Our homepage is out there, in the cold deep space of the World Wide Web, open for action and ready to welcome visitors from every corner of the galaxy. Or is it? What actually happens when people land there from outer WWW-space? Is it a cozy hub playing jazz music and serving luscious green drinks with hologram umbrellas, or is it a run-down shack on the edge of a desert with stale crisps and a few weird bugs scurrying about?
If you’re like most photographers, you start thinking of your homepage as a place to stick a big bold photo on, a good introduction to your business in decent grammar, a bold and possibly cool logo and a link to an image gallery or two.
It’s all good and well — but why should I (a prospective client) keep looking at your website? Unless your image is so good it makes me stay, I’ll very easily get bored and move on. Why should I click on yet another gallery? What is it that will make me stay and see more of you? Do you smell that good?

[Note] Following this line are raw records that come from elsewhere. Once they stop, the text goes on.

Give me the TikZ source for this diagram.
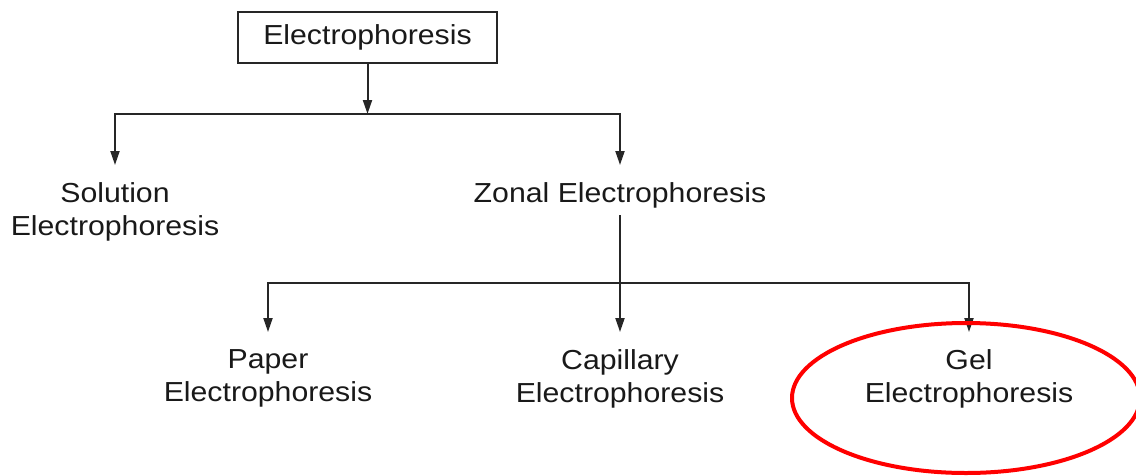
\documentclass[tikz,border=0pt]{standalone}
\usepackage{fontspec}
\setmainfont{Liberation Sans}[FakeStretch=1.1]
\usetikzlibrary{arrows.meta}
\begin{document}
\begin{tikzpicture}[x=1pt,y=-1pt,
  txt/.style={font=\fontsize{27.5}{33}\selectfont, text=black!90},
  lbl/.style={txt, align=center, inner xsep=0pt, inner ysep=17pt, anchor=north},
  conn/.style={line width=2pt, draw=black!85},
  arr/.style={conn, -{Triangle[length=14pt,width=9pt]}}]
\useasboundingbox (0,0) rectangle (1136,475);
\clip (0,0) rectangle (1136,475);
\node[txt, draw=black!85, line width=2pt, minimum width=259pt, minimum height=51pt, inner sep=0pt] (root) at (367.5,37.5) {Electrophoresis};
\node[lbl] (sol) at (115,165) {Solution\\Electrophoresis};
\node[lbl] (zon) at (620,165) {Zonal Electrophoresis};
\node[lbl] (pap) at (268,332) {Paper\\Electrophoresis};
\node[lbl] (cap) at (620,332) {Capillary\\Electrophoresis};
\node[lbl] (gel) at (969,332) {Gel\\Electrophoresis};
\coordinate (j1) at (367.5,114);
\coordinate (j2) at (620,283);
\draw[arr] (root.south) -- (j1);
\draw[arr] (j1) -| (sol.north);
\draw[arr] (j1) -| (zon.north);
\draw[arr] ([yshift=10pt]zon.south) -- (cap.north);
\draw[arr] (j2) -| (pap.north);
\draw[arr] (j2) -| (gel.north);
\draw[red, line width=4pt] (966,398) ellipse [x radius=174pt, y radius=75pt];
\end{tikzpicture}
\end{document}
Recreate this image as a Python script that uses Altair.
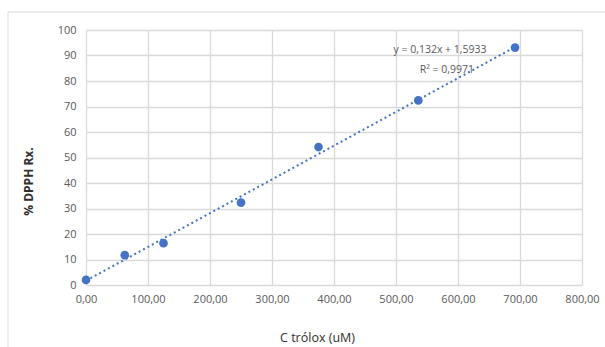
import altair as alt
import pandas as pd

# Data
c_trolox = [0.0, 62.5, 125.0, 250.0, 375.0, 536.0, 692.0]
dpph = [2.0, 11.7, 16.4, 32.3, 54.1, 72.4, 93.1]

eq_lines = ["y = 0,132x + 1,5933", "R² = 0,9971"]
eq_x = [571, 582]
eq_y = [92.3, 84.4]

df = pd.DataFrame({"x": c_trolox, "y": dpph})
ann = pd.DataFrame({"t": eq_lines, "x": eq_x, "y": eq_y})

FONT = "Open Sans"
BLUE = "#4472C4"

xscale = alt.Scale(domain=[0, 800], nice=False, zero=True)
yscale = alt.Scale(domain=[0, 100], nice=False)

xaxis = alt.Axis(
    values=[0, 100, 200, 300, 400, 500, 600, 700, 800],
    labelExpr="replace(format(datum.value, '.2f'), '.', ',')",
    title="C trólox (uM)",
    grid=True, gridColor="#d9d9d9", gridWidth=1.3,
    domain=False, ticks=False, labelFlush=False, labelOverlap=False,
    labelColor="#595959", labelFont=FONT, labelFontSize=11, labelPadding=8,
    titleColor="#303030", titleFont=FONT, titleFontSize=12.5, titleFontWeight="normal",
    titleX=231, titleY=52, titleBaseline="middle", titleAlign="center",
)
yaxis = alt.Axis(
    values=[0, 10, 20, 30, 40, 50, 60, 70, 80, 90, 100],
    title="% DPPH Rx.",
    grid=True, gridColor="#d9d9d9", gridWidth=1.3,
    domain=False, ticks=False, labelFlush=False, labelOverlap=False,
    labelColor="#595959", labelFont=FONT, labelFontSize=11, labelPadding=10,
    titleColor="#303030", titleFont=FONT, titleFontSize=12, titleFontWeight="bold",
    titleX=-58, titleY=151, titleBaseline="middle", titleAlign="center", titleAngle=270,
)

border = alt.Chart(pd.DataFrame({"a": [0]})).mark_rect(
    fillOpacity=0, stroke="#d9d9d9", strokeWidth=1
).encode(
    x=alt.value(-78), x2=alt.value(540), y=alt.value(-18), y2=alt.value(340)
)

base = alt.Chart(df)

trend = base.transform_regression("x", "y", method="linear").mark_line(
    color=BLUE, strokeWidth=2, strokeDash=[2, 3]
).encode(
    x=alt.X("x:Q", scale=xscale, axis=xaxis),
    y=alt.Y("y:Q", scale=yscale, axis=yaxis),
)

points = base.mark_circle(size=75, color=BLUE, opacity=1).encode(
    x=alt.X("x:Q", scale=xscale, axis=xaxis),
    y=alt.Y("y:Q", scale=yscale, axis=yaxis),
)

text = alt.Chart(ann).mark_text(
    font=FONT, fontSize=10.5, color="#595959", align="center", baseline="middle"
).encode(
    x=alt.X("x:Q", scale=xscale, axis=xaxis),
    y=alt.Y("y:Q", scale=yscale, axis=yaxis),
    text="t:N",
)

chart = alt.layer(border, trend, points, text).properties(
    width=496, height=255,
    autosize=alt.AutoSizeParams(type="none"),
    padding={"left": 86, "top": 30, "right": 23, "bottom": 62},
).configure_view(strokeWidth=0)

chart.save("out.html", embed_options={"renderer": "svg", "actions": False})
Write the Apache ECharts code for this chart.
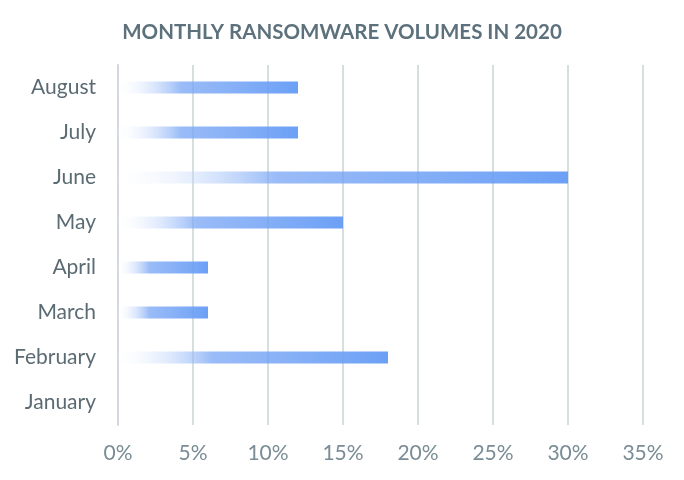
<!DOCTYPE html>
<html>
<head>
<meta charset="utf-8">
<script src="https://cdn.jsdelivr.net/npm/echarts@6/dist/echarts.min.js"></script>
<style>html,body{margin:0;padding:0;background:#fff}#c{width:684px;height:480px}</style>
</head>
<body>
<div id="c"></div>
<script>
const categories = ["January","February","March","April","May","June","July","August"];
const values = [0, 18, 6, 6, 15, 30, 12, 12];
const tickMax = 35;
const tickStep = 5;

const chart = echarts.init(document.getElementById('c'), null, {renderer:'canvas'});
chart.setOption({
  animation: false,
  title: {
    text: 'MONTHLY RANSOMWARE VOLUMES IN 2020',
    left: 'center', top: 17,
    textStyle: {fontFamily: 'Lato', fontSize: 20.5, fontWeight: 'bold', color: '#5d717c'}
  },
  grid: {left: 118, right: 41, top: 65, bottom: 55},
  xAxis: {
    type: 'value', min: 0, max: tickMax, interval: tickStep,
    axisLine: {show: false}, axisTick: {show: false},
    splitLine: {lineStyle: {color: '#c9d5d5', width: 1.5}},
    axisLabel: {formatter: '{value}%', margin: 18, fontFamily: 'Lato', fontSize: 21, color: '#7a8c95'}
  },
  yAxis: {
    type: 'category', data: categories,
    axisLine: {show: true, lineStyle: {color: '#d4d6e4', width: 2}},
    axisTick: {show: false},
    axisLabel: {margin: 22, fontFamily: 'Lato', fontSize: 21, color: '#5b6b73'}
  },
  series: [{
    type: 'bar', data: values, barWidth: 12,
    itemStyle: {
      color: new echarts.graphic.LinearGradient(0, 0, 1, 0, [
        {offset: 0, color: 'rgba(255,255,255,0.1)'},
        {offset: 0.35, color: 'rgba(120,165,245,0.75)'},
        {offset: 1, color: 'rgba(100,155,245,0.95)'}
      ])
    }
  }]
});
</script>
</body>
</html>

These are the things we have to keep in mind when you want to put together a homepage. Whether you do it yourself or get someone else to make it for you, you have to make sure the right stuff goes up there.
You Have Less than Five Seconds
Think of it as your one and only chance to grab someone’s attention: You have less than five seconds to convince them you’re worth their time (and if they’re younger, you only have two seconds). Which in the cold deep space of the World Wide Web is really, really hard. Nobody has time. People just want information, as much as possible in as little time as possible. Possibly with some entertainment attached. Or magic. Or luscious green drinks. You get the idea.
So, you may ask, how do we do that? Seems an impossible task, but if you take care of a few basic principles, you’ll probably pull it off. So here goes the list of ingredients: take a tall pitcher and add them one by one, making sure you follow the right order (or it will flop).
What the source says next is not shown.